雅丽:其实也没啥区别,不管年轻也好,年纪大也好,也都没什么区别。

沈少民:根上来讲,我们的艺术教育有问题,大家提出问题,我一听,觉得提出的问题本身就是一个问题,你没想明白,老师没想明白,学生怎么想明白呢?对他们全是误导,我们的艺术学院是培养不出艺术家的,很多东西靠自己悟,艺术这东西不是学出来的,只能悟出来,做当代艺术,你连当下都不了解,你怎么做当代艺术啊。

郑泽新:说得更损吧,高校里边是养猪厂。

沈少民:养猪厂对社会也有贡献哪,学校对社会又有啥贡献?猪有猪的贡献,但如果你们养出来连猪都不是,一群废物的话,那那又说多了……
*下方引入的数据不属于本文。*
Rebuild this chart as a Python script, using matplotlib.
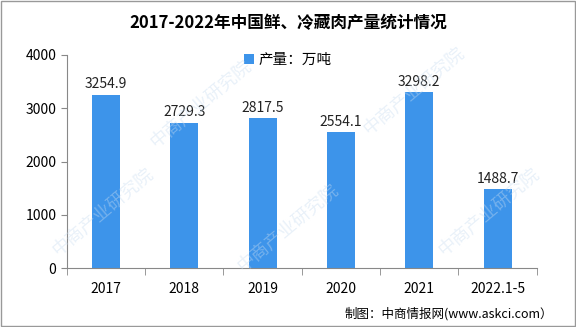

胡砚:其实,艺术这个行业,本身它就是可有可无的,不像科学。

沈少民:任何一个时期都会有艺术家,如果我们做的已经不是艺术了,那当然是可有可无了,如果连奢侈品都不是,一点智慧都没有,大家都在画张风景画,颜色很漂亮,往墙上一挂,那就是娱乐。它能给人提供的也就是娱乐,它没有提出任何问题,不能让你去思考,就跟艺术无关,这么说就有点沉重,艺术没法做了,还怎么做啊,但是还是有很多人在坚持,在探索。

Shirley:沈老师,我是从文学爱上艺术的,文学和艺术是无用之用,但这无用之用是直指人们的精神世界的,那对于当下的这个中国的环境,物欲至上,追随金钱,或者是拜物主义什么的......我也看了好几年的展览,对于 798啊,和其它的艺术区......我自己也在宋庄那边访问过很多的年轻艺术家,确实如您说的,有很多的艺术家在默默的坚守,默默的坚持,这算是一种梦想,或者是信念,那您觉得会有突破吗?

沈少民:这个坚守...坚守不一定会有突破,我记得是08年吧,中国网络上评中国10个最穷的艺术家,全在宋庄,他们也在坚守,但是他们没有想明白啊,他们还有梵高情结呢,比谁活得更惨,这完全是对自己的一种误导。